Danielli foi preso em São Paulo. Disse logo de cara que era o homem que o regime procurava, mas que nada falaria. Morreu três dias depois, após intensa tortura. Era ele quem arregimentava militantes para engrossar as fileiras no Araguaia. A atmosfera romântica da guerrilha, com informes transmitidos pela Rádio Tirana, da Albânia, indicava também que havia um movimento para engrossar o foco, o que reforçou a opção da linha dura militar pelo extermínio.

O coronel Idino Sardenberg, comandante de uma das duas áreas em que o Araguaia foi dividido no organograma da repressão, disse que o ataque do Natal de 1973 marcou o início da vitória sobre a guerrilha.

Fim da Guerra
“Pouco depois acabou a guerra. A vitória das Forças Armadas deve-se a decisão do Cerqueira (general Nilton Cerqueira, ex-secretário de Segurança Pública do Rio no governo Marcelo Allencar), que comandou as forças especiais. Num determinado momento ele achou que as tropas estavam muito distantes e falou: ‘vamos lá pra dentro’. Montou um acampamento no meio da mata e ganhou a guerra”, diz Sardemberg.

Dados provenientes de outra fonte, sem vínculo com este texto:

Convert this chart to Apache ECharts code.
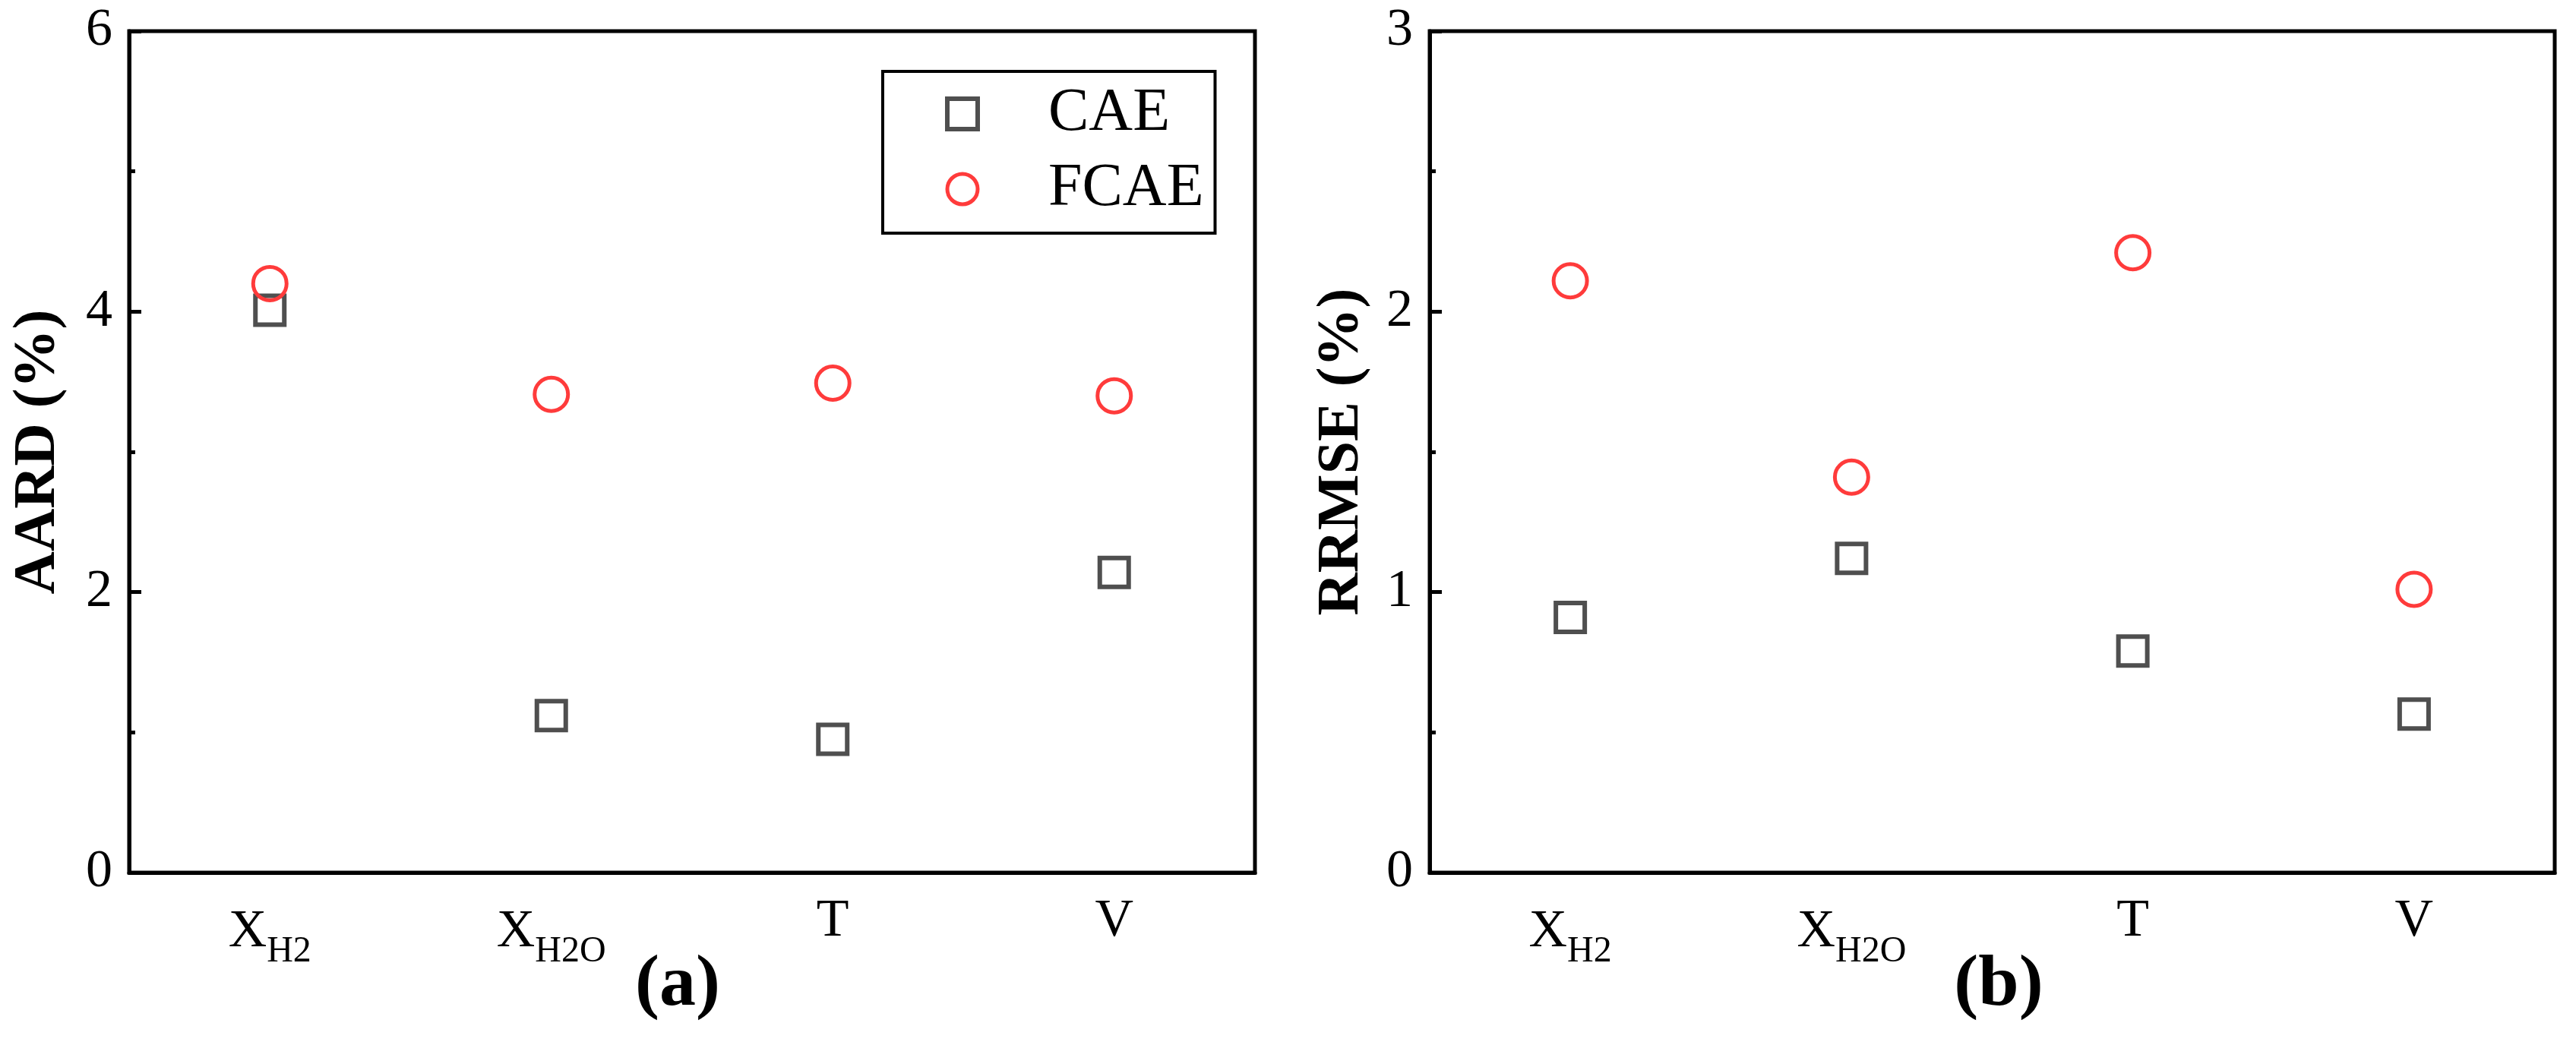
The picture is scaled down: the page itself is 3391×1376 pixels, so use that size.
<!DOCTYPE html>
<html>
<head>
<meta charset="utf-8">
<script src="https://cdn.jsdelivr.net/npm/echarts@6/dist/echarts.min.js"></script>
<style>
  html, body {margin: 0; padding: 0; background: #fff;}
  #chart {width: 3391px; height: 1376px;}
</style>
</head>
<body>
<div id="chart"></div>
<script>
const categories = ['{m|X}{s|H2}', '{m|X}{s|H2O}', '{m|T}', '{m|V}'];
const aardCAE = [4.01, 1.12, 0.95, 2.14];
const aardFCAE = [4.20, 3.41, 3.49, 3.40];
const rrmseCAE = [0.91, 1.12, 0.79, 0.565];
const rrmseFCAE = [2.11, 1.41, 2.21, 1.01];
const aardTicks = [0, 2, 4, 6];
const rrmseTicks = [0, 1, 2, 3];

const font = '"Liberation Serif", "Times New Roman", serif';
const grayC = '#4f4f4f';
const redC = '#ff3b3b';

function xAxisFor(idx) {
    return {
        type: 'category', gridIndex: idx, data: categories, boundaryGap: true,
        axisLine: {lineStyle: {color: '#000', width: 5}},
        axisTick: {inside: true, alignWithLabel: true, length: 18, lineStyle: {color: '#000', width: 5}},
        axisLabel: {
            margin: 30, color: '#000', fontFamily: font,
            rich: {
                m: {fontSize: 70, fontFamily: font, color: '#000'},
                s: {fontSize: 48, fontFamily: font, color: '#000', padding: [50, 0, 0, 0]}
            }
        },
        splitLine: {show: false}
    };
}

function yAxisFor(idx, ticks, name, gap) {
    return {
        type: 'value', gridIndex: idx,
        min: ticks[0], max: ticks[ticks.length - 1], interval: ticks[1] - ticks[0],
        name: name, nameLocation: 'middle', nameGap: gap,
        nameTextStyle: {fontSize: 78, fontWeight: 'bold', fontFamily: font, color: '#000'},
        axisLine: {show: true, lineStyle: {color: '#000', width: 5}},
        axisTick: {show: true, inside: true, length: 16, lineStyle: {color: '#000', width: 5}},
        minorTick: {show: true, splitNumber: 2, length: 8, lineStyle: {color: '#000', width: 5}},
        axisLabel: {margin: 22, fontSize: 70, fontFamily: font, color: '#000'},
        splitLine: {show: false}
    };
}

const caeStyle = {color: 'rgba(0,0,0,0)', borderColor: grayC, borderWidth: 6, opacity: 1};
const fcaeStyle = {color: 'rgba(0,0,0,0)', borderColor: redC, borderWidth: 5, opacity: 1};
const panelLabel = {
    p: {fontSize: 96, fontFamily: font, color: '#000'},
    b: {fontSize: 96, fontWeight: 'bold', fontFamily: font, color: '#000'}
};

const option = {
    backgroundColor: '#fff',
    animation: false,
    title: [
        {text: '{p|(}{b|a}{p|)}', left: 887, top: 1245, textAlign: 'center', textStyle: {rich: panelLabel}},
        {text: '{p|(}{b|b}{p|)}', left: 2626, top: 1245, textAlign: 'center', textStyle: {rich: panelLabel}}
    ],
    legend: {
        data: [
            {name: 'CAE', itemStyle: {borderWidth: 6, borderColor: grayC, color: 'rgba(0,0,0,0)', opacity: 1}},
            {name: 'FCAE', itemStyle: {borderWidth: 5, borderColor: redC, color: 'rgba(0,0,0,0)', opacity: 1}}
        ],
        orient: 'vertical', left: 1162, top: 94,
        padding: [16, 15, 18, 82],
        itemWidth: 40, itemHeight: 40, itemGap: 19,
        borderColor: '#000', borderWidth: 4,
        textStyle: {fontSize: 80, fontFamily: font, color: '#000', padding: [0, 0, 0, 88]}
    },
    grid: [
        {left: 170, top: 41, width: 1482, height: 1108, show: true, borderColor: '#000', borderWidth: 5},
        {left: 1882, top: 41, width: 1481, height: 1108, show: true, borderColor: '#000', borderWidth: 5}
    ],
    xAxis: [xAxisFor(0), xAxisFor(1)],
    yAxis: [yAxisFor(0, aardTicks, 'AARD (%)', 80), yAxisFor(1, rrmseTicks, 'RRMSE (%)', 76)],
    series: [
        {name: 'CAE', type: 'scatter', xAxisIndex: 0, yAxisIndex: 0, symbol: 'rect', symbolSize: 38, itemStyle: caeStyle, data: aardCAE},
        {name: 'FCAE', type: 'scatter', xAxisIndex: 0, yAxisIndex: 0, symbol: 'circle', symbolSize: 44, itemStyle: fcaeStyle, data: aardFCAE},
        {name: 'CAE', type: 'scatter', xAxisIndex: 1, yAxisIndex: 1, symbol: 'rect', symbolSize: 38, itemStyle: caeStyle, data: rrmseCAE},
        {name: 'FCAE', type: 'scatter', xAxisIndex: 1, yAxisIndex: 1, symbol: 'circle', symbolSize: 44, itemStyle: fcaeStyle, data: rrmseFCAE}
    ]
};

const myChart = echarts.init(document.getElementById('chart'));
myChart.setOption(option);
</script>
</body>
</html>
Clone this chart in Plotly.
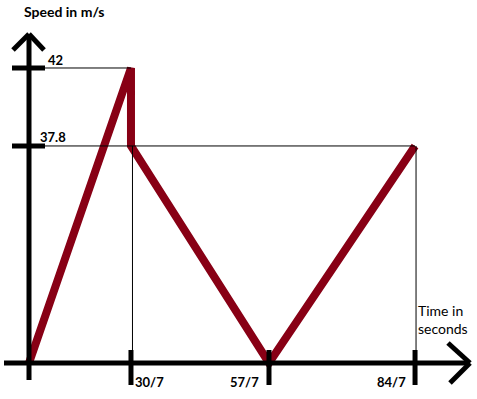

Sobreviveram ao ataque os dois guerrilheiros mais famosos do grupo, Osvaldo Orlando da Costa, o Osvaldão, e Dinalva Conceição Teixeira, a Dina, e pelo menos nove militantes. Os militares estimam que pelo menos 40 guerrilheiros ainda estavam vivos no início de 1974. A partir de então, eles se transformaram em alvos de intensa caçada, da qual mateiros e índios participaram como guias. A grande maioria, já sem nenhuma condição de combate, se rendeu, mas nenhum foi poupado: todos foram executados na mata depois de passar uma temporada nas bases militares.